Homes in good shape would likely be sold to families, possibly placing a burden on the school system and other municipal services, said committee member Matt Fitch. But other houses are in “terrible shape,” he said, and would probably be razed and become retail and commercial spaces, putting much-needed tax dollars into the municipal coffers. (Quinnipiac-owned student houses are not taxed; those owned by private investors are.)
“We know in 10 years it’s going to look very different,” said Fitch. “Like it or not, Whitney is going to become more commercial. We want to make sure it’s done right. We definitely have to have a plan of our own.”
“We have to be proactive,” said Bob Westervelt, the third member of the town-gown committee, urging people to show up at land-use commission meetings when development plans are being discussed. “It does no good to go to your council people and state reps after plans are passed.”
State Rep. Brendan Sharkey (D-Hamden) was in the audience of about 35 at Mt. Carmel Congregational Church. He, too, stressed that people should take the reins in deciding the future of northern Hamden.
“We tend to react more to Quinnipiac's plans,” said Sharkey. “And their plans seem to be off the cuff.”
“It’s [the committee’s] job to make sure Quinnipiac is doing everything they’re saying,” said Germano.
Dobie talked about the impact of the university’s new York Hill Campus, where the TD Banknorth sports complex is. Graduate classroom buildings were to be built there, but last week the university made an unexpected announcement that it bought the Anthem North Haven site to house most graduate programs. (Dobie said the project would take 10 years to complete.)

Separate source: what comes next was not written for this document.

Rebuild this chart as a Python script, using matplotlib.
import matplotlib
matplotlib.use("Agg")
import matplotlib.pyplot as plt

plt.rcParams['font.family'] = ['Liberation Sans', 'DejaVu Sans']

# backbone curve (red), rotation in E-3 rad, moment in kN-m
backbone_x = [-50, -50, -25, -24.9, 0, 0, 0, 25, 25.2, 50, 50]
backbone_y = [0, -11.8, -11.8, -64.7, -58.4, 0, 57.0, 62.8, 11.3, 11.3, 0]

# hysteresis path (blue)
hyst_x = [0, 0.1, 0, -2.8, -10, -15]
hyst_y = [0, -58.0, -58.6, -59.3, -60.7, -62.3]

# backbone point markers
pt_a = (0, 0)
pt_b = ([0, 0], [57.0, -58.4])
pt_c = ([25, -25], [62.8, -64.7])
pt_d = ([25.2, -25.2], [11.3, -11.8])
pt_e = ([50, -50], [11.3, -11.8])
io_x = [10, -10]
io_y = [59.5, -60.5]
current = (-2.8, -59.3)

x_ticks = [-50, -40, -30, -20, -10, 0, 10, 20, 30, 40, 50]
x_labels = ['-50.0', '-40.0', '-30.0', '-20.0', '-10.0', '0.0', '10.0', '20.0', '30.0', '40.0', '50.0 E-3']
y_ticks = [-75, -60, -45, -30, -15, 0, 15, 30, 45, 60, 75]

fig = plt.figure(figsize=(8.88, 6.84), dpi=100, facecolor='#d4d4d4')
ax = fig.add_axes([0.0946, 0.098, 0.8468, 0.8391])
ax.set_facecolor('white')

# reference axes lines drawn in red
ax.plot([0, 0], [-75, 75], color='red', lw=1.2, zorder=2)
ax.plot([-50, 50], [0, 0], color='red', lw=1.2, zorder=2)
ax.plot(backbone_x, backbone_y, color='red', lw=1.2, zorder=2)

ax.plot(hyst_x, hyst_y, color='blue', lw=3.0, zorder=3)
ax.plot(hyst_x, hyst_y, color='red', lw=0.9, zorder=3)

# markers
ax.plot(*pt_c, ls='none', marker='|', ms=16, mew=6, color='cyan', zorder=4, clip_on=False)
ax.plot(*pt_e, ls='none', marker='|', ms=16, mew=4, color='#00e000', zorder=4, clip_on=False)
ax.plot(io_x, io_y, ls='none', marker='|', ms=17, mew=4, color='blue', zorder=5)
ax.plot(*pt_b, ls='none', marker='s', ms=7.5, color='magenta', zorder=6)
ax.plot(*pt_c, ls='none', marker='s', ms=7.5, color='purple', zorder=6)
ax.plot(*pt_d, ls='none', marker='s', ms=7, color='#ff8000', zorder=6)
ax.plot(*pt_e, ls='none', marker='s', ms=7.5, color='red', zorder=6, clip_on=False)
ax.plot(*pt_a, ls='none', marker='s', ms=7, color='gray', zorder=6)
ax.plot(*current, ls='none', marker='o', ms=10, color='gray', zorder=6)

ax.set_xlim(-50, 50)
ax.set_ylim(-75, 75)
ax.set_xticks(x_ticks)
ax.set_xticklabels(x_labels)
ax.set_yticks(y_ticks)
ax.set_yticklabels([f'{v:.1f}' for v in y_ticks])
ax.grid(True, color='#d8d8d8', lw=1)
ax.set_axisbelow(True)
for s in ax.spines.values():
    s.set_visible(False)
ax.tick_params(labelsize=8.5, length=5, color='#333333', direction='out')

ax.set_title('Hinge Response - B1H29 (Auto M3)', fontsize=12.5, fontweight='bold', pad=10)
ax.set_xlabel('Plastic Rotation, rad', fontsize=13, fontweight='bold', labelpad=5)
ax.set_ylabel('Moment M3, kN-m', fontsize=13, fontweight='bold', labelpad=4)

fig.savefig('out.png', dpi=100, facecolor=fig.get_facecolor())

That led Schwartz and others to question whether the school would increase its undergrad enrollment, which would mean more traffic on the already-congested Whitney Avenue.
Dobie said Quinnipiac officials have told him “more than once” that won’t happen. “But I tell you I wouldn’t put a nickel on it at this point,” he said.
Folks also didn't like that the school applied for a liquor license for the so-called presidential section of the sports complex for VIP types. Liquor would not be sold anywhere else, said Dobie.
“Do we as a town have the right to say no to booze?” asked Schwartz.
“Anyone has the right to respond to the [liquor application],” said Sharkey.
“It is true that Quinnipiac is acting more responsibly,” said Fitch, attributing that to “the progress the new administration” has made with university officials.
The town-gown threesome brought another piece of news. An ethics ordinance is being drafted by Town Planner Leslie Creane and Planning & Zoning Chair Joe McDonagh, both of whom attended Monday evening’s meeting.
Under the proposal, commission members and elected officials who work for or have another business relationship with an applicant -- private developers such as Quinnipiac -- would have to recuse themselves from discussing and voting on those projects. Those who violate the local law could be removed from office.
“This is not revolutionary stuff,” said Fitch. “This is stuff that should be self-evident but spelled out.” He said the proposed ordinance should be on the Jan. 29 Legislative Council committees agenda, and the following Monday public input will be heard and a vote would likely be taken.